WHAT YOU ARE ASKED TO DO> Images are not part of the copy; write out the rest of the data exactly as given.

PROVIDED MATERIAL>
- - - - -

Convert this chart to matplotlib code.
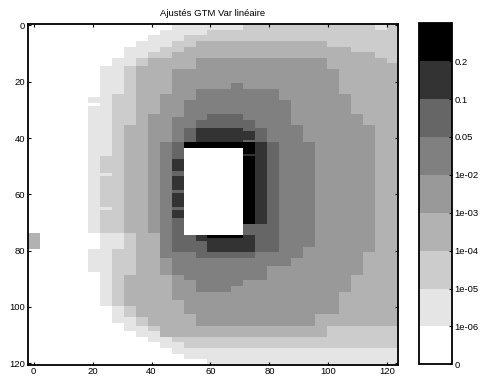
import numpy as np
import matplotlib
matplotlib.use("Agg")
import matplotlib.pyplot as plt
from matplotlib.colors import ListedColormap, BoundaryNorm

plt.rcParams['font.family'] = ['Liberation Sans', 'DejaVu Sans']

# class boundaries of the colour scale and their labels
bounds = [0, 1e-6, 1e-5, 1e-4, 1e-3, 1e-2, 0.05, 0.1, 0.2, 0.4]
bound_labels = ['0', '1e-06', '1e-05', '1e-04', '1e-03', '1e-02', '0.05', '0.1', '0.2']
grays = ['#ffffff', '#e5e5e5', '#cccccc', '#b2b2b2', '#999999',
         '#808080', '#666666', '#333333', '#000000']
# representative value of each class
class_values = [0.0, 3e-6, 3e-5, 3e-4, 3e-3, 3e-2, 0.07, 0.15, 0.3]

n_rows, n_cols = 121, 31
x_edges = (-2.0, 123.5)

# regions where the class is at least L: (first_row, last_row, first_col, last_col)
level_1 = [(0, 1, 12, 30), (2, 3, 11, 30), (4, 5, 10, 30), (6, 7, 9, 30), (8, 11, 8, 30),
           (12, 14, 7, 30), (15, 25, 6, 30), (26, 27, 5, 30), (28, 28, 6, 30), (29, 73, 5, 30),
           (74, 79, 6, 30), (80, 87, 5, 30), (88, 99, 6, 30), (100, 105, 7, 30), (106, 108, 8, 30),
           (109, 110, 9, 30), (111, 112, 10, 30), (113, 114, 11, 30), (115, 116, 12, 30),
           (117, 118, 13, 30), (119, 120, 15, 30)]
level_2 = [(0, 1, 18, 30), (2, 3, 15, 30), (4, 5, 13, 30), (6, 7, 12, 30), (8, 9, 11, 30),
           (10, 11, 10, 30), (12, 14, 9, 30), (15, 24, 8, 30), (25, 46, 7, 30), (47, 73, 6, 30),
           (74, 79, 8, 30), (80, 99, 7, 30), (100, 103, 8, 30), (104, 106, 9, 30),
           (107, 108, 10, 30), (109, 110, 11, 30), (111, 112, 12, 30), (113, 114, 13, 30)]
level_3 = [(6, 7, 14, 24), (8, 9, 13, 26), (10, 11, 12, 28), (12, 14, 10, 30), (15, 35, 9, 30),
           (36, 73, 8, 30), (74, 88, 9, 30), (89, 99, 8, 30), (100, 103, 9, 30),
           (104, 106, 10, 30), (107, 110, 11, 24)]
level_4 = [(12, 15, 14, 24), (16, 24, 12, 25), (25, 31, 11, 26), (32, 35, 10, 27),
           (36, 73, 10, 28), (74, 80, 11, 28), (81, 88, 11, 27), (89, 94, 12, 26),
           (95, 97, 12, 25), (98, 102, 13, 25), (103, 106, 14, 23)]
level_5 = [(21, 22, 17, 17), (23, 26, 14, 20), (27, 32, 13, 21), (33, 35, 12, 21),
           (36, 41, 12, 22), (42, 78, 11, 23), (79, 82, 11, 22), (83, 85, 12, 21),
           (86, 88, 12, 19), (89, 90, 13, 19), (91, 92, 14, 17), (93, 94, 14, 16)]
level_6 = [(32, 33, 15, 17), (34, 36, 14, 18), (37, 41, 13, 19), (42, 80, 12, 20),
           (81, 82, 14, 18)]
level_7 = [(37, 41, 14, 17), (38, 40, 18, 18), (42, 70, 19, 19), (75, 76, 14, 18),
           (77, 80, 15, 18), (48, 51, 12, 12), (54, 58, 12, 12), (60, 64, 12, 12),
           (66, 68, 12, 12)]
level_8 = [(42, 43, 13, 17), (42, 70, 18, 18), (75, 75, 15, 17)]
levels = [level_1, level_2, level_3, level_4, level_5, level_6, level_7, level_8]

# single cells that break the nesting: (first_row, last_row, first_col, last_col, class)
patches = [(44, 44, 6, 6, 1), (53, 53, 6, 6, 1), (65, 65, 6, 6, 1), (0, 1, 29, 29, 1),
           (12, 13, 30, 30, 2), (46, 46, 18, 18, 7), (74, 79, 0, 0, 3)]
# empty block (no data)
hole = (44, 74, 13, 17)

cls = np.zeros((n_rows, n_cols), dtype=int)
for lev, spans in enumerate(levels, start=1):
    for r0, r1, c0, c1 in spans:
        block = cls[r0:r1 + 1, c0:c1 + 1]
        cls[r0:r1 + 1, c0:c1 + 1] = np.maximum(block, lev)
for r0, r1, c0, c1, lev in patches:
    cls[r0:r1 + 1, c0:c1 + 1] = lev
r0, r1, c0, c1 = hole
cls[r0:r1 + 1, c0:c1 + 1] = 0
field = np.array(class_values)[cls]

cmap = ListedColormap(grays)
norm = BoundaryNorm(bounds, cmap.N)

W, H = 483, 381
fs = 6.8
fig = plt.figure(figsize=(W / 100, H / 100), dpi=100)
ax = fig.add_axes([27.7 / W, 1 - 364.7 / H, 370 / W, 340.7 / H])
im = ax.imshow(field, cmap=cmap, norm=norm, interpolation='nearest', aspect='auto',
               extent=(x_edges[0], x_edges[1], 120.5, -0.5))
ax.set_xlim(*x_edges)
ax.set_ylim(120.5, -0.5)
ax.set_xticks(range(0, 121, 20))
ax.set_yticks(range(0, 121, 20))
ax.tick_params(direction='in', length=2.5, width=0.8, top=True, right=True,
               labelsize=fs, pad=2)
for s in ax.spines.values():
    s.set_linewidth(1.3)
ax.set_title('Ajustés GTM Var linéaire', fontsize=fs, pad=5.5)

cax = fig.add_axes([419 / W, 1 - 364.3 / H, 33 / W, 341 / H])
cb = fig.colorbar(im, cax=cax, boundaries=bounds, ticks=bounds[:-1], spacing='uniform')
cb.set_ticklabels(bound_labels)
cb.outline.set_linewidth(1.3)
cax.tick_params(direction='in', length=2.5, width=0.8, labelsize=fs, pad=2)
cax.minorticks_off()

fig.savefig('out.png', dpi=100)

- - - - -

COMPLETE OUTPUT>
Convert this chart to matplotlib code.
import numpy as np
import matplotlib
matplotlib.use("Agg")
import matplotlib.pyplot as plt
from matplotlib.colors import ListedColormap, BoundaryNorm

plt.rcParams['font.family'] = ['Liberation Sans', 'DejaVu Sans']

# class boundaries of the colour scale and their labels
bounds = [0, 1e-6, 1e-5, 1e-4, 1e-3, 1e-2, 0.05, 0.1, 0.2, 0.4]
bound_labels = ['0', '1e-06', '1e-05', '1e-04', '1e-03', '1e-02', '0.05', '0.1', '0.2']
grays = ['#ffffff', '#e5e5e5', '#cccccc', '#b2b2b2', '#999999',
         '#808080', '#666666', '#333333', '#000000']
# representative value of each class
class_values = [0.0, 3e-6, 3e-5, 3e-4, 3e-3, 3e-2, 0.07, 0.15, 0.3]

n_rows, n_cols = 121, 31
x_edges = (-2.0, 123.5)

# regions where the class is at least L: (first_row, last_row, first_col, last_col)
level_1 = [(0, 1, 12, 30), (2, 3, 11, 30), (4, 5, 10, 30), (6, 7, 9, 30), (8, 11, 8, 30),
           (12, 14, 7, 30), (15, 25, 6, 30), (26, 27, 5, 30), (28, 28, 6, 30), (29, 73, 5, 30),
           (74, 79, 6, 30), (80, 87, 5, 30), (88, 99, 6, 30), (100, 105, 7, 30), (106, 108, 8, 30),
           (109, 110, 9, 30), (111, 112, 10, 30), (113, 114, 11, 30), (115, 116, 12, 30),
           (117, 118, 13, 30), (119, 120, 15, 30)]
level_2 = [(0, 1, 18, 30), (2, 3, 15, 30), (4, 5, 13, 30), (6, 7, 12, 30), (8, 9, 11, 30),
           (10, 11, 10, 30), (12, 14, 9, 30), (15, 24, 8, 30), (25, 46, 7, 30), (47, 73, 6, 30),
           (74, 79, 8, 30), (80, 99, 7, 30), (100, 103, 8, 30), (104, 106, 9, 30),
           (107, 108, 10, 30), (109, 110, 11, 30), (111, 112, 12, 30), (113, 114, 13, 30)]
level_3 = [(6, 7, 14, 24), (8, 9, 13, 26), (10, 11, 12, 28), (12, 14, 10, 30), (15, 35, 9, 30),
           (36, 73, 8, 30), (74, 88, 9, 30), (89, 99, 8, 30), (100, 103, 9, 30),
           (104, 106, 10, 30), (107, 110, 11, 24)]
level_4 = [(12, 15, 14, 24), (16, 24, 12, 25), (25, 31, 11, 26), (32, 35, 10, 27),
           (36, 73, 10, 28), (74, 80, 11, 28), (81, 88, 11, 27), (89, 94, 12, 26),
           (95, 97, 12, 25), (98, 102, 13, 25), (103, 106, 14, 23)]
level_5 = [(21, 22, 17, 17), (23, 26, 14, 20), (27, 32, 13, 21), (33, 35, 12, 21),
           (36, 41, 12, 22), (42, 78, 11, 23), (79, 82, 11, 22), (83, 85, 12, 21),
           (86, 88, 12, 19), (89, 90, 13, 19), (91, 92, 14, 17), (93, 94, 14, 16)]
level_6 = [(32, 33, 15, 17), (34, 36, 14, 18), (37, 41, 13, 19), (42, 80, 12, 20),
           (81, 82, 14, 18)]
level_7 = [(37, 41, 14, 17), (38, 40, 18, 18), (42, 70, 19, 19), (75, 76, 14, 18),
           (77, 80, 15, 18), (48, 51, 12, 12), (54, 58, 12, 12), (60, 64, 12, 12),
           (66, 68, 12, 12)]
level_8 = [(42, 43, 13, 17), (42, 70, 18, 18), (75, 75, 15, 17)]
levels = [level_1, level_2, level_3, level_4, level_5, level_6, level_7, level_8]

# single cells that break the nesting: (first_row, last_row, first_col, last_col, class)
patches = [(44, 44, 6, 6, 1), (53, 53, 6, 6, 1), (65, 65, 6, 6, 1), (0, 1, 29, 29, 1),
           (12, 13, 30, 30, 2), (46, 46, 18, 18, 7), (74, 79, 0, 0, 3)]
# empty block (no data)
hole = (44, 74, 13, 17)

cls = np.zeros((n_rows, n_cols), dtype=int)
for lev, spans in enumerate(levels, start=1):
    for r0, r1, c0, c1 in spans:
        block = cls[r0:r1 + 1, c0:c1 + 1]
        cls[r0:r1 + 1, c0:c1 + 1] = np.maximum(block, lev)
for r0, r1, c0, c1, lev in patches:
    cls[r0:r1 + 1, c0:c1 + 1] = lev
r0, r1, c0, c1 = hole
cls[r0:r1 + 1, c0:c1 + 1] = 0
field = np.array(class_values)[cls]

cmap = ListedColormap(grays)
norm = BoundaryNorm(bounds, cmap.N)

W, H = 483, 381
fs = 6.8
fig = plt.figure(figsize=(W / 100, H / 100), dpi=100)
ax = fig.add_axes([27.7 / W, 1 - 364.7 / H, 370 / W, 340.7 / H])
im = ax.imshow(field, cmap=cmap, norm=norm, interpolation='nearest', aspect='auto',
               extent=(x_edges[0], x_edges[1], 120.5, -0.5))
ax.set_xlim(*x_edges)
ax.set_ylim(120.5, -0.5)
ax.set_xticks(range(0, 121, 20))
ax.set_yticks(range(0, 121, 20))
ax.tick_params(direction='in', length=2.5, width=0.8, top=True, right=True,
               labelsize=fs, pad=2)
for s in ax.spines.values():
    s.set_linewidth(1.3)
ax.set_title('Ajustés GTM Var linéaire', fontsize=fs, pad=5.5)

cax = fig.add_axes([419 / W, 1 - 364.3 / H, 33 / W, 341 / H])
cb = fig.colorbar(im, cax=cax, boundaries=bounds, ticks=bounds[:-1], spacing='uniform')
cb.set_ticklabels(bound_labels)
cb.outline.set_linewidth(1.3)
cax.tick_params(direction='in', length=2.5, width=0.8, labelsize=fs, pad=2)
cax.minorticks_off()

fig.savefig('out.png', dpi=100)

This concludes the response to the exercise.